> INSTRUCTIONS TO FOLLOW
Give the number of lines containing the word "matplotlib", and nothing else.

○ ○ ○ ○

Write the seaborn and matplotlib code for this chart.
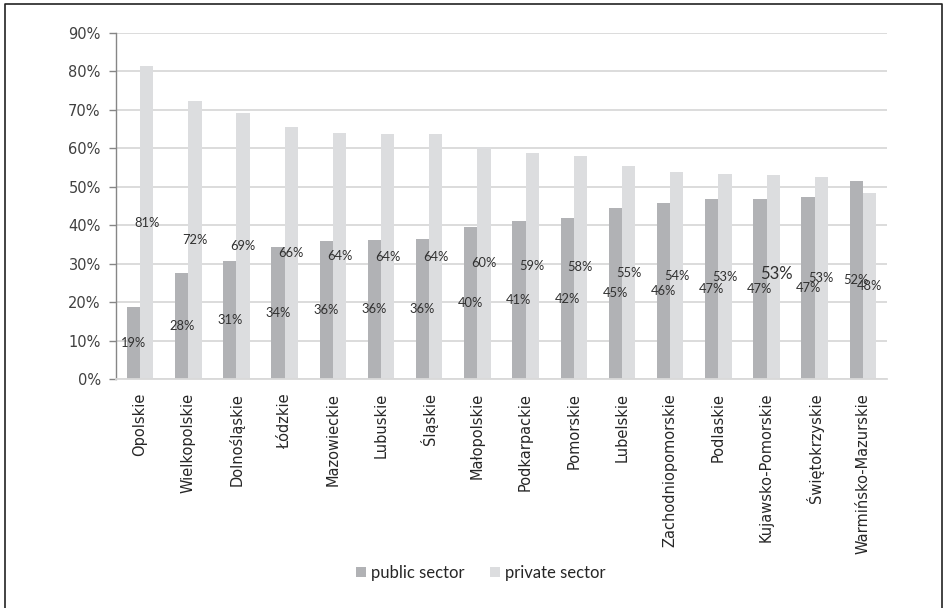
import matplotlib
matplotlib.use("Agg")
import matplotlib.pyplot as plt
import seaborn as sns
import pandas as pd
from matplotlib.lines import Line2D
from matplotlib.patches import Patch

regions = ["Opolskie", "Wielkopolskie", "Dolnośląskie", "Łódzkie", "Mazowieckie",
           "Lubuskie", "Śląskie", "Małopolskie", "Podkarpackie", "Pomorskie",
           "Lubelskie", "Zachodniopomorskie", "Podlaskie", "Kujawsko-Pomorskie",
           "Świętokrzyskie", "Warmińsko-Mazurskie"]
public = [18.6, 27.6, 30.6, 34.4, 35.9, 36.2, 36.3, 39.6, 41.1, 41.8,
          44.6, 45.9, 46.7, 46.9, 47.4, 51.6]
private = [81.3, 72.4, 69.3, 65.6, 64.1, 63.7, 63.6, 60.4, 58.8, 58.1,
           55.4, 53.8, 53.3, 53.0, 52.6, 48.4]
series = ["public sector", "private sector"]
colors = ["#b1b2b5", "#dcdddf"]
yticks = [0, 10, 20, 30, 40, 50, 60, 70, 80, 90]

df = pd.DataFrame({
    "region": regions * 2,
    "value": public + private,
    "sector": [series[0]] * len(regions) + [series[1]] * len(regions),
})

sns.set_theme(style="white")
plt.rcParams["font.family"] = ["DejaVu Sans"]

fig = plt.figure(figsize=(9.45, 6.08), dpi=100)
ax = fig.add_axes([116 / 945, 1 - 379 / 608, (887 - 116) / 945, (379 - 33) / 608])

sns.barplot(data=df, x="region", y="value", hue="sector", palette=colors,
            width=0.55, ax=ax, legend=False, saturation=1, edgecolor="none")

ax.set_ylim(0, 90)
ax.set_xlim(-0.5, len(regions) - 0.5)
ax.set_yticks(yticks)
ax.set_yticklabels([f"{t}%" for t in yticks], fontsize=10.5, color="#404040")
ax.set_xticks(range(len(regions)))
ax.set_xticklabels(regions, rotation=90, fontsize=10.5, color="#262626")
ax.set_xlabel("")
ax.set_ylabel("")

ax.yaxis.grid(True, color="#d9d9d9", linewidth=1.3)
ax.set_axisbelow(True)
for s in ["top", "right"]:
    ax.spines[s].set_visible(False)
ax.spines["bottom"].set_color("#d9d9d9")
ax.spines["bottom"].set_linewidth(1.3)
ax.spines["left"].set_color("#868686")
ax.spines["left"].set_linewidth(1.0)
ax.tick_params(axis="y", which="major", left=True, length=5, width=1.0,
               color="#868686", pad=6)
ax.tick_params(axis="x", which="major", bottom=False, pad=4)

for ci, cont in enumerate(ax.containers):
    texts = ax.bar_label(cont, labels=[f"{v:.0f}%" for v in cont.datavalues],
                         label_type="center", fontsize=9.3, color="#303030",
                         family=["Lato", "DejaVu Sans"])
    if ci == 1:
        texts[13].set_fontsize(12)
        texts[13].xyann = (2, 2)

handles = [Patch(facecolor=c, edgecolor="none") for c in colors]
fig.legend(handles, series, loc="center", bbox_to_anchor=(481 / 945, 1 - 573 / 608),
           ncol=2, frameon=False, handlelength=0.6, handleheight=0.6,
           handletextpad=0.3, columnspacing=1.5,
           prop={"family": ["Lato", "DejaVu Sans"], "size": 12},
           labelcolor="#262626")

# outer frame
fx = [5 / 945, 5 / 945, 942 / 945, 942 / 945]
fy = [0, 1 - 4 / 608, 1 - 4 / 608, 0]
fig.add_artist(Line2D(fx, fy, transform=fig.transFigure, color="#222222", linewidth=1.2))

fig.savefig("out.png", dpi=100, facecolor="white")
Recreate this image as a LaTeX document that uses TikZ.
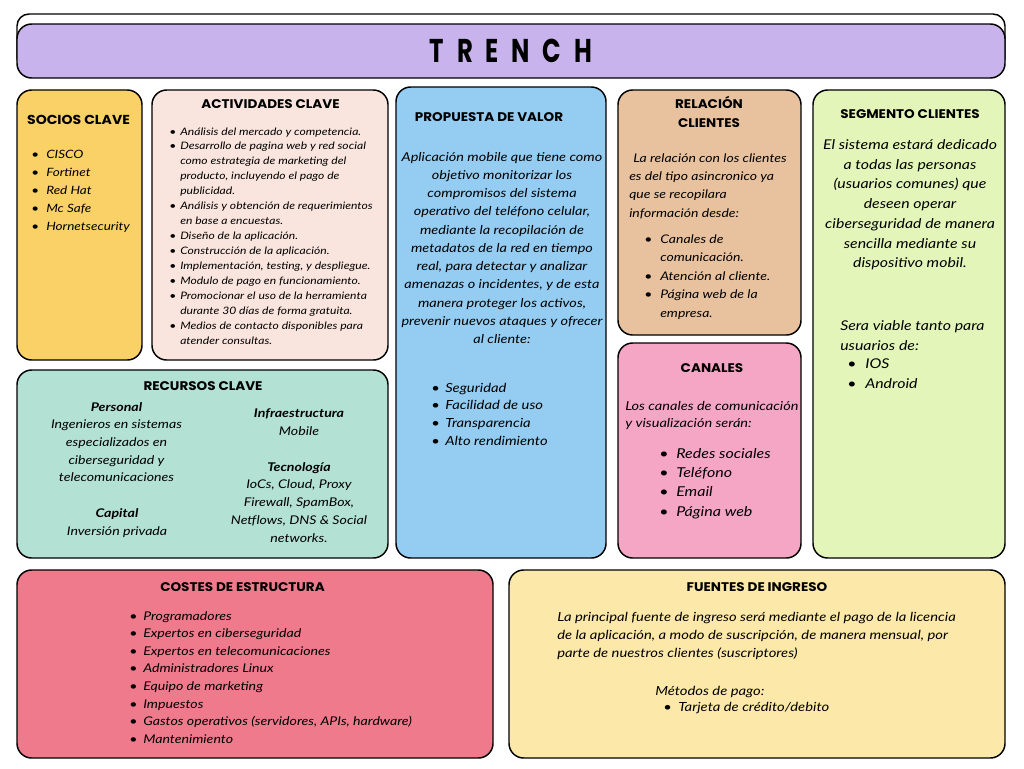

○ ○ ○ ○

> THE RESULT
6